I checked my 3 higher-voltage sense/balance wires (and the main power wire as well) against the BMS ground wire (black), at the plug-in port header. They are each at the correct cell voltage on the plug header, increasing in the correct order. the temp sensor header is plugged in, and the two temp sensors are taped to battery cells. The "Bat -" leads have a good connection, as do the "P-" grounding bus leads. I have tried with and without an attached heating pad. I have also tried with and without a charger (between the "12v" bus and the "P-" grounding port).

In all cases, the BMS does a partial startup, ending with audible beeps and a blinking LED (indicating that Bluetooth is inactive). The default value for "battery size" is documented to be 400 ah, so I am unclear what the 0.0% figure is referring to. Maybe it's a display of current, rather than SOC.

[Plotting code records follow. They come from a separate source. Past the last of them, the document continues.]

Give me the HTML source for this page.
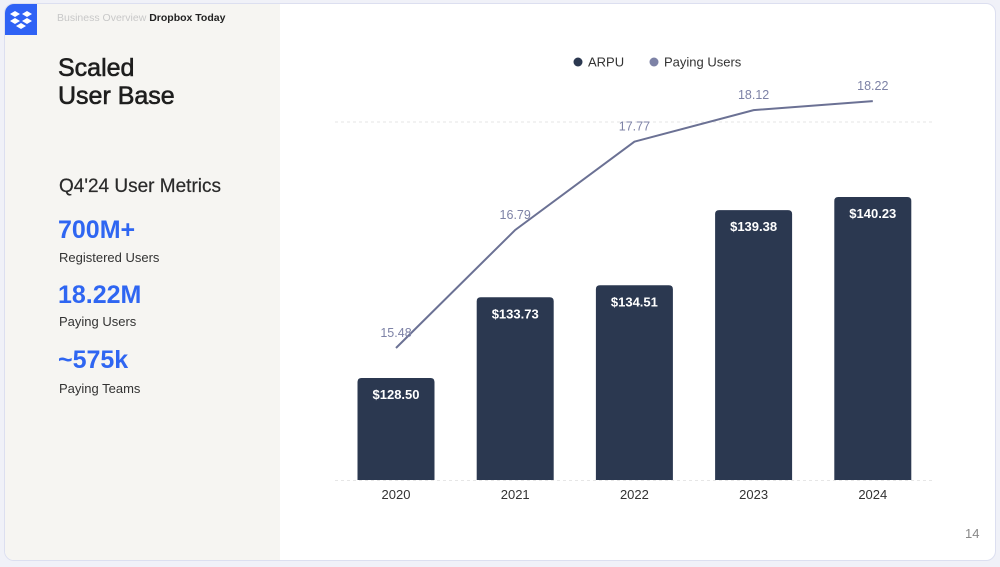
<!DOCTYPE html>
<html><head><meta charset="utf-8">
<style>
html,body{margin:0;padding:0;width:1000px;height:567px;overflow:hidden;background:#f0f1f8;font-family:"Liberation Sans",sans-serif;}
#slide{position:absolute;left:4px;top:3px;width:990px;height:556px;background:#fff;border:1px solid #dcdff0;border-radius:10px;overflow:hidden;}
#left{position:absolute;left:0;top:0;width:275px;height:556px;background:#f6f5f2;}
.t{position:absolute;white-space:nowrap;}
.big{color:#2f66f2;font-weight:bold;font-size:25px;}
.sub{color:#333;font-size:13px;}
</style></head><body>
<div id="slide">
 <div id="left">
  <div style="position:absolute;left:0;top:0;width:32px;height:31px;background:#2f62f5;">
   <svg width="32" height="31" viewBox="0 0 32 31"><g fill="#fff"><polygon points="10,7 15,10 10,13 5,10"/><polygon points="22,7 27,10 22,13 17,10"/><polygon points="10,14 15,17 10,20 5,17"/><polygon points="22,14 27,17 22,20 17,17"/><polygon points="16,19 21,22 16,25 11,22"/></g></svg>
  </div>
  <div class="t" style="left:52px;top:8px;font-size:10.5px;"><span style="color:#c8c8c8">Business Overview</span> <span style="color:#222;font-weight:bold">Dropbox Today</span></div>
  <div class="t" style="left:53px;top:50px;font-size:25px;line-height:28px;color:#1e1e1e;-webkit-text-stroke:0.6px #1e1e1e;">Scaled<br>User Base</div>
  <div class="t" style="left:54px;top:172px;font-size:19px;color:#2a2a2a;-webkit-text-stroke:0.2px #2a2a2a;">Q4'24 User Metrics</div>
  <div class="t big" style="left:53px;top:212px;">700M+</div>
  <div class="t sub" style="left:54px;top:246px;">Registered Users</div>
  <div class="t big" style="left:53px;top:277px;">18.22M</div>
  <div class="t sub" style="left:54px;top:310px;">Paying Users</div>
  <div class="t big" style="left:53px;top:342px;">~575k</div>
  <div class="t sub" style="left:54px;top:377px;">Paying Teams</div>
 </div>
 <div class="t" style="left:960px;top:522px;font-size:13px;color:#888;">14</div>
</div>
<svg id="chart" width="1000" height="567" style="position:absolute;left:0;top:0;"></svg>
<script>
const years=["2020","2021","2022","2023","2024"];
const arpu=[128.50,133.73,134.51,139.38,140.23];
const arpuLabels=["$128.50","$133.73","$134.51","$139.38","$140.23"];
const users=[15.48,16.79,17.77,18.12,18.22];
const userLabels=["15.48","16.79","17.77","18.12","18.22"];
const NS="http://www.w3.org/2000/svg";
const svg=document.getElementById('chart');
const xC=i=>396+i*119.2;
const yBar=v=>480-(v-121.89)*15.43;
const yLine=v=>348-(v-15.48)*90.1;
function mk(t,a,p){const e=document.createElementNS(NS,t);for(const k in a)e.setAttribute(k,a[k]);(p||svg).appendChild(e);return e;}
let g1=mk('line',{x1:335,x2:935,y1:122,y2:122,stroke:'#e6e6e6','stroke-dasharray':'3,3'});


let g2=mk('line',{x1:335,x2:935,y1:480.5,y2:480.5,stroke:'#e6e6e6','stroke-dasharray':'3,3'});


arpu.forEach((v,i)=>{
 const y=yBar(v),x=xC(i)-38.5;
 const b=mk('path',{d:`M${x},480 V${y+4} Q${x},${y} ${x+4},${y} H${x+73} Q${x+77},${y} ${x+77},${y+4} V480 Z`,fill:'#2b3850'});
 
 
 const t=mk('text',{x:xC(i),y:y+21,'text-anchor':'middle',fill:'#fff','font-size':13,'font-weight':'bold','font-family':'Liberation Sans, sans-serif'});
 t.textContent=arpuLabels[i];
 
 
 const xl=mk('text',{x:xC(i),y:499,'text-anchor':'middle',fill:'#333','font-size':13,'font-family':'Liberation Sans, sans-serif'});
 xl.textContent=years[i];
 
 
});
const pts=users.map((v,i)=>xC(i)+','+yLine(v)).join(' ');
const pl=mk('polyline',{points:pts,fill:'none',stroke:'#6b7194','stroke-width':2});


users.forEach((v,i)=>{
 const t=mk('text',{x:xC(i),y:yLine(v)-11,'text-anchor':'middle',fill:'#7d82a6','font-size':12.5,'font-family':'Liberation Sans, sans-serif'});
 t.textContent=userLabels[i];
 
 
});
const l1=mk('circle',{cx:578,cy:62,r:4.5,fill:'#2b3850'});


const lt1=mk('text',{x:588,y:66.5,fill:'#333','font-size':13,'font-family':'Liberation Sans, sans-serif'});lt1.textContent='ARPU';


const l2=mk('circle',{cx:654,cy:62,r:4.5,fill:'#7d82a6'});


const lt2=mk('text',{x:664,y:66.5,fill:'#333','font-size':13,'font-family':'Liberation Sans, sans-serif'});lt2.textContent='Paying Users';


</script>
</body></html>
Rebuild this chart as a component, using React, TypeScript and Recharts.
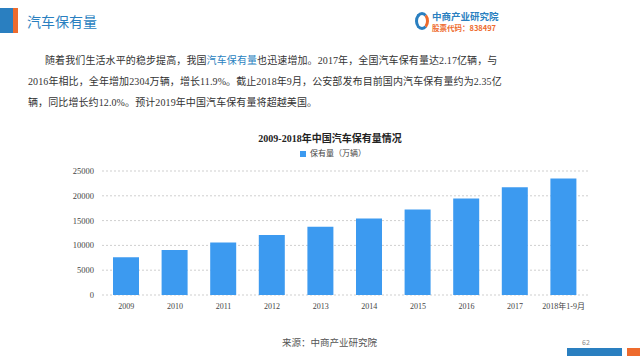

In any case, I can't activate the Charge /Discharge/Balance circuits from the cellphone App, because Bluetooth won't come up. I hope that the undocumented error code "9" corresponds to a user-fixable problem. The draft manual only describes lower-numbered error codes 1 thru 5.
 
An "ERR" code within a box in the upper left side of the display, showing code 9.
  1. A small red warning triangle on the upper right side.
  2. The very curious value 0.0%, in big yellow lettering, is present in the middle of the Display (presumably referring to a calculated remaining SOC).
  3. Below that 0.0% value, a bright bar indicates the battery to be almost completely full, and the correct voltage 13.2V is shown on the lower right.
Andy (Off Grid Garage) ran into that same error. It is due to the default config being set to 8 cells rather than 4 in your setup. You might rewatch his review as he ran across a couple of other little gotchas on the road to getting it working
 
Andy (Off Grid Garage) ran into that same error. It is due to the default config being set to 8 cells rather than 4 in your setup. You might rewatch his review as he ran across a couple of other little gotchas on the road to getting it working
Another of the things that Andy found was that the default chemistry was not LFP so that needed to be changed as well as the limits.
 
Andy (Off Grid Garage) ran into that same error. It is due to the default config being set to 8 cells rather than 4 in your setup. You might rewatch his review as he ran across a couple of other little gotchas on the road to getting it working
I can now connect, but cannot set parameters from the Bluetooth/Android App. It insists that I have "failed password verification" every time, both before resetting the default PW ('1234') and modifying it to be '12345'. Restarted the phone and the BMS as well, for both password values.

Unsure whether I should perhaps downgrade to the previous version of the App. I am running V4.6.5.
 
The '123456' default password to change settings is not yet documented in the draft manual's English translation. I'm in!